Stated problem:
Skip the pictures and extract all of the lines exactly as written.

Supplied data:
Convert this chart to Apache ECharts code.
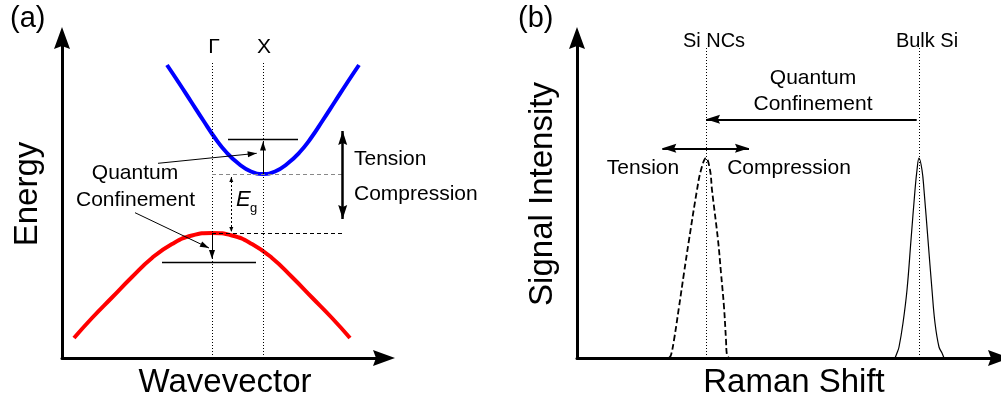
<!DOCTYPE html>
<html>
<head>
<meta charset="utf-8">
<script src="https://cdn.jsdelivr.net/npm/echarts@6/dist/echarts.min.js"></script>
<style>
html,body{margin:0;padding:0;background:#fff;}
#chart{width:1001px;height:405px;}
</style>
</head>
<body>
<div id="chart"></div>
<script>
// ---- Panel (a): band diagram, values in arbitrary units ----
const conductionBand = [[105,293],[117,275],[129,256.5],[141,238],[153,220],[165,205],[177,194],[189,186.5],[201,184],[213,186.5],[225,194],[237,205],[249,220],[261,238],[273,256.5],[285,275],[297,293]];
const valenceBand = [[12,20],[30,40],[50,60.5],[70,81],[90,100],[110,114],[130,122.5],[150,125],[170,122.5],[190,114],[210,100],[230,81],[250,60.5],[270,40],[288,20]];
const bandPointLabels = ['Γ','X'];
const bandPointK = [150, 201];
const gapLevels = {cbMin: 184, vbMax: 125};
const confinedLevels = {cb: 219, vb: 96};

// ---- Panel (b): Raman spectra ----
const siNcSpectrum = [[92,0],[94,3],[97,18],[102,51],[107,85],[112,118],[120,168],[124,188],[129,200],[133,188],[135,168],[141,118],[144,85],[147,51],[149,18],[150,3],[152,0]];
const bulkSiSpectrum = [[318,0],[320,5],[322,11],[326,35],[330,68],[334,118],[338,168],[340,188],[342,200],[345,188],[347,168],[351,118],[355,68],[358,35],[362,11],[365,5],[367,0]];
const ramanPeakLabels = ['Si NCs','Bulk Si'];
const ramanPeakX = [129, 342];

const FONT = "'Liberation Sans', Arial, Helvetica, sans-serif";
const AXIS_ARROW = 'path://M0,0 L8,22 L0,19 L-8,22 Z';
const HEAD = 'path://M0,0 L5,14 L0,12 L-5,14 Z';
const THIN_HEAD = 'path://M0,0 L4,10 L-4,10 Z';

function seg(p1, p2, style, startHead, endHead) {
  const a = {coord: p1, symbol: 'none', lineStyle: style};
  const b = {coord: p2, symbol: 'none'};
  if (startHead) { a.symbol = startHead.s; a.symbolSize = startHead.size; a.symbolOffset = [0, '50%']; }
  if (endHead) { b.symbol = endHead.s; b.symbolSize = endHead.size; b.symbolOffset = [0, '50%']; }
  return [a, b];
}
const dotted = {color:'#000', width:1, type:[1,2]};
const thin = {color:'#000', width:1, type:'solid'};
const level = {color:'#000', width:1.3, type:'solid'};
const bold = {color:'#000', width:2.5, type:'solid'};
const big = {s: HEAD, size:[9,14]};
const small = {s: THIN_HEAD, size:[6,9]};
const tiny = {s: THIN_HEAD, size:[4,5]};

function axisCommon(max) {
  return {
    type:'value', min:0, max:max,
    axisLine:{show:true, onZero:false, symbol:['none', AXIS_ARROW], symbolSize:[16,22], lineStyle:{color:'#000', width:3}},
    axisTick:{show:false}, axisLabel:{show:false}, splitLine:{show:false}
  };
}

const markA = [
  seg([bandPointK[0],0],[bandPointK[0],296], dotted),
  seg([bandPointK[1],0],[bandPointK[1],296], dotted),
  seg([bandPointK[0],gapLevels.cbMin],[281,gapLevels.cbMin], {color:'#888', width:1.2, type:[4,3]}),
  seg([bandPointK[0],gapLevels.vbMax],[281,gapLevels.vbMax], {color:'#000', width:1, type:[4,3]}),
  seg([166,confinedLevels.cb],[236,confinedLevels.cb], level),
  seg([100,confinedLevels.vb],[194,confinedLevels.vb], level),
  seg([bandPointK[1],gapLevels.cbMin],[bandPointK[1],216.5], thin, null, small),
  seg([bandPointK[0],gapLevels.vbMax],[bandPointK[0],99], thin, null, small),
  seg([96,194.7],[194.7,204.7], thin, null, small),
  seg([73,145.3],[147,110], thin, null, small),
  seg([169.3,181],[169.3,126], {color:'#000', width:1, type:[2,2]}, tiny, tiny),
  seg([280.7,139],[280.7,227], bold, big, big)
];
const markB = [
  seg([ramanPeakX[0],0],[ramanPeakX[0],310], dotted),
  seg([ramanPeakX[1],0],[ramanPeakX[1],310], dotted),
  seg([339.7,238.7],[ramanPeakX[0],238.7], {color:'#000', width:2, type:'solid'}, null, big),
  seg([85.3,209.7],[172,209.7], {color:'#000', width:2, type:'solid'}, big, big)
];

function markLine(data) {
  return {silent:true, animation:false, symbol:['none','none'], label:{show:false}, emphasis:{disabled:true}, data:data};
}

function txt(text, x, y, size, opts) {
  opts = opts || {};
  return {
    type:'text', x:x, y:y, rotation: opts.rot || 0, silent:true,
    style:{text:text, fill:'#000', font:(opts.italic ? 'italic ' : '') + size + 'px ' + FONT,
      align: opts.align || 'center', verticalAlign:'middle'}
  };
}

const chart = echarts.init(document.getElementById('chart'), null, {renderer:'canvas'});
chart.setOption({
  animation:false,
  backgroundColor:'#fff',
  grid:[
    {left:62, top:38, width:322, height:320},
    {left:577, top:38, width:422, height:320}
  ],
  xAxis:[Object.assign({gridIndex:0}, axisCommon(322)), Object.assign({gridIndex:1}, axisCommon(422))],
  yAxis:[Object.assign({gridIndex:0}, axisCommon(320)), Object.assign({gridIndex:1}, axisCommon(320))],
  series:[
    {type:'line', xAxisIndex:0, yAxisIndex:0, data:conductionBand, smooth:0.5, symbol:'none', silent:true,
     lineStyle:{color:'#0000ff', width:4}, z:3, markLine:markLine(markA)},
    {type:'line', xAxisIndex:0, yAxisIndex:0, data:valenceBand, smooth:0.5, symbol:'none', silent:true,
     lineStyle:{color:'#ff0000', width:4}, z:3},
    {type:'line', xAxisIndex:1, yAxisIndex:1, data:siNcSpectrum, smooth:0.4, symbol:'none', silent:true,
     lineStyle:{color:'#000', width:1.8, type:[6,3]}, z:3, markLine:markLine(markB)},
    {type:'line', xAxisIndex:1, yAxisIndex:1, data:bulkSiSpectrum, smooth:0.4, symbol:'none', silent:true,
     lineStyle:{color:'#000', width:1.2}, z:3}
  ],
  graphic:[
    txt('(a)', 10, 19, 29, {align:'left'}),
    txt('(b)', 518, 19, 29, {align:'left'}),
    txt(bandPointLabels[0], 214, 47, 21),
    txt(bandPointLabels[1], 264, 47, 21),
    txt('Quantum', 135, 173, 21),
    txt('Confinement', 135.5, 200, 21),
    txt('Tension', 354, 159, 21, {align:'left'}),
    txt('Compression', 354, 194, 21, {align:'left'}),
    txt('E', 236, 200, 22, {align:'left', italic:true}),
    txt('g', 250, 208, 13, {align:'left'}),
    txt('Energy', 28, 194, 33, {rot:Math.PI/2}),
    txt('Wavevector', 225, 383, 33),
    txt('Signal Intensity', 543, 194, 33, {rot:Math.PI/2}),
    txt('Raman Shift', 794, 383, 33),
    txt(ramanPeakLabels[0], 714, 41, 20),
    txt(ramanPeakLabels[1], 927, 41, 20),
    txt('Quantum', 813, 78, 21),
    txt('Confinement', 813, 104, 21),
    txt('Tension', 643, 168, 21),
    txt('Compression', 789, 168, 21)
  ]
});
</script>
</body>
</html>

Answer:
Convert this chart to Apache ECharts code.
<!DOCTYPE html>
<html>
<head>
<meta charset="utf-8">
<script src="https://cdn.jsdelivr.net/npm/echarts@6/dist/echarts.min.js"></script>
<style>
html,body{margin:0;padding:0;background:#fff;}
#chart{width:1001px;height:405px;}
</style>
</head>
<body>
<div id="chart"></div>
<script>
// ---- Panel (a): band diagram, values in arbitrary units ----
const conductionBand = [[105,293],[117,275],[129,256.5],[141,238],[153,220],[165,205],[177,194],[189,186.5],[201,184],[213,186.5],[225,194],[237,205],[249,220],[261,238],[273,256.5],[285,275],[297,293]];
const valenceBand = [[12,20],[30,40],[50,60.5],[70,81],[90,100],[110,114],[130,122.5],[150,125],[170,122.5],[190,114],[210,100],[230,81],[250,60.5],[270,40],[288,20]];
const bandPointLabels = ['Γ','X'];
const bandPointK = [150, 201];
const gapLevels = {cbMin: 184, vbMax: 125};
const confinedLevels = {cb: 219, vb: 96};

// ---- Panel (b): Raman spectra ----
const siNcSpectrum = [[92,0],[94,3],[97,18],[102,51],[107,85],[112,118],[120,168],[124,188],[129,200],[133,188],[135,168],[141,118],[144,85],[147,51],[149,18],[150,3],[152,0]];
const bulkSiSpectrum = [[318,0],[320,5],[322,11],[326,35],[330,68],[334,118],[338,168],[340,188],[342,200],[345,188],[347,168],[351,118],[355,68],[358,35],[362,11],[365,5],[367,0]];
const ramanPeakLabels = ['Si NCs','Bulk Si'];
const ramanPeakX = [129, 342];

const FONT = "'Liberation Sans', Arial, Helvetica, sans-serif";
const AXIS_ARROW = 'path://M0,0 L8,22 L0,19 L-8,22 Z';
const HEAD = 'path://M0,0 L5,14 L0,12 L-5,14 Z';
const THIN_HEAD = 'path://M0,0 L4,10 L-4,10 Z';

function seg(p1, p2, style, startHead, endHead) {
  const a = {coord: p1, symbol: 'none', lineStyle: style};
  const b = {coord: p2, symbol: 'none'};
  if (startHead) { a.symbol = startHead.s; a.symbolSize = startHead.size; a.symbolOffset = [0, '50%']; }
  if (endHead) { b.symbol = endHead.s; b.symbolSize = endHead.size; b.symbolOffset = [0, '50%']; }
  return [a, b];
}
const dotted = {color:'#000', width:1, type:[1,2]};
const thin = {color:'#000', width:1, type:'solid'};
const level = {color:'#000', width:1.3, type:'solid'};
const bold = {color:'#000', width:2.5, type:'solid'};
const big = {s: HEAD, size:[9,14]};
const small = {s: THIN_HEAD, size:[6,9]};
const tiny = {s: THIN_HEAD, size:[4,5]};

function axisCommon(max) {
  return {
    type:'value', min:0, max:max,
    axisLine:{show:true, onZero:false, symbol:['none', AXIS_ARROW], symbolSize:[16,22], lineStyle:{color:'#000', width:3}},
    axisTick:{show:false}, axisLabel:{show:false}, splitLine:{show:false}
  };
}

const markA = [
  seg([bandPointK[0],0],[bandPointK[0],296], dotted),
  seg([bandPointK[1],0],[bandPointK[1],296], dotted),
  seg([bandPointK[0],gapLevels.cbMin],[281,gapLevels.cbMin], {color:'#888', width:1.2, type:[4,3]}),
  seg([bandPointK[0],gapLevels.vbMax],[281,gapLevels.vbMax], {color:'#000', width:1, type:[4,3]}),
  seg([166,confinedLevels.cb],[236,confinedLevels.cb], level),
  seg([100,confinedLevels.vb],[194,confinedLevels.vb], level),
  seg([bandPointK[1],gapLevels.cbMin],[bandPointK[1],216.5], thin, null, small),
  seg([bandPointK[0],gapLevels.vbMax],[bandPointK[0],99], thin, null, small),
  seg([96,194.7],[194.7,204.7], thin, null, small),
  seg([73,145.3],[147,110], thin, null, small),
  seg([169.3,181],[169.3,126], {color:'#000', width:1, type:[2,2]}, tiny, tiny),
  seg([280.7,139],[280.7,227], bold, big, big)
];
const markB = [
  seg([ramanPeakX[0],0],[ramanPeakX[0],310], dotted),
  seg([ramanPeakX[1],0],[ramanPeakX[1],310], dotted),
  seg([339.7,238.7],[ramanPeakX[0],238.7], {color:'#000', width:2, type:'solid'}, null, big),
  seg([85.3,209.7],[172,209.7], {color:'#000', width:2, type:'solid'}, big, big)
];

function markLine(data) {
  return {silent:true, animation:false, symbol:['none','none'], label:{show:false}, emphasis:{disabled:true}, data:data};
}

function txt(text, x, y, size, opts) {
  opts = opts || {};
  return {
    type:'text', x:x, y:y, rotation: opts.rot || 0, silent:true,
    style:{text:text, fill:'#000', font:(opts.italic ? 'italic ' : '') + size + 'px ' + FONT,
      align: opts.align || 'center', verticalAlign:'middle'}
  };
}

const chart = echarts.init(document.getElementById('chart'), null, {renderer:'canvas'});
chart.setOption({
  animation:false,
  backgroundColor:'#fff',
  grid:[
    {left:62, top:38, width:322, height:320},
    {left:577, top:38, width:422, height:320}
  ],
  xAxis:[Object.assign({gridIndex:0}, axisCommon(322)), Object.assign({gridIndex:1}, axisCommon(422))],
  yAxis:[Object.assign({gridIndex:0}, axisCommon(320)), Object.assign({gridIndex:1}, axisCommon(320))],
  series:[
    {type:'line', xAxisIndex:0, yAxisIndex:0, data:conductionBand, smooth:0.5, symbol:'none', silent:true,
     lineStyle:{color:'#0000ff', width:4}, z:3, markLine:markLine(markA)},
    {type:'line', xAxisIndex:0, yAxisIndex:0, data:valenceBand, smooth:0.5, symbol:'none', silent:true,
     lineStyle:{color:'#ff0000', width:4}, z:3},
    {type:'line', xAxisIndex:1, yAxisIndex:1, data:siNcSpectrum, smooth:0.4, symbol:'none', silent:true,
     lineStyle:{color:'#000', width:1.8, type:[6,3]}, z:3, markLine:markLine(markB)},
    {type:'line', xAxisIndex:1, yAxisIndex:1, data:bulkSiSpectrum, smooth:0.4, symbol:'none', silent:true,
     lineStyle:{color:'#000', width:1.2}, z:3}
  ],
  graphic:[
    txt('(a)', 10, 19, 29, {align:'left'}),
    txt('(b)', 518, 19, 29, {align:'left'}),
    txt(bandPointLabels[0], 214, 47, 21),
    txt(bandPointLabels[1], 264, 47, 21),
    txt('Quantum', 135, 173, 21),
    txt('Confinement', 135.5, 200, 21),
    txt('Tension', 354, 159, 21, {align:'left'}),
    txt('Compression', 354, 194, 21, {align:'left'}),
    txt('E', 236, 200, 22, {align:'left', italic:true}),
    txt('g', 250, 208, 13, {align:'left'}),
    txt('Energy', 28, 194, 33, {rot:Math.PI/2}),
    txt('Wavevector', 225, 383, 33),
    txt('Signal Intensity', 543, 194, 33, {rot:Math.PI/2}),
    txt('Raman Shift', 794, 383, 33),
    txt(ramanPeakLabels[0], 714, 41, 20),
    txt(ramanPeakLabels[1], 927, 41, 20),
    txt('Quantum', 813, 78, 21),
    txt('Confinement', 813, 104, 21),
    txt('Tension', 643, 168, 21),
    txt('Compression', 789, 168, 21)
  ]
});
</script>
</body>
</html>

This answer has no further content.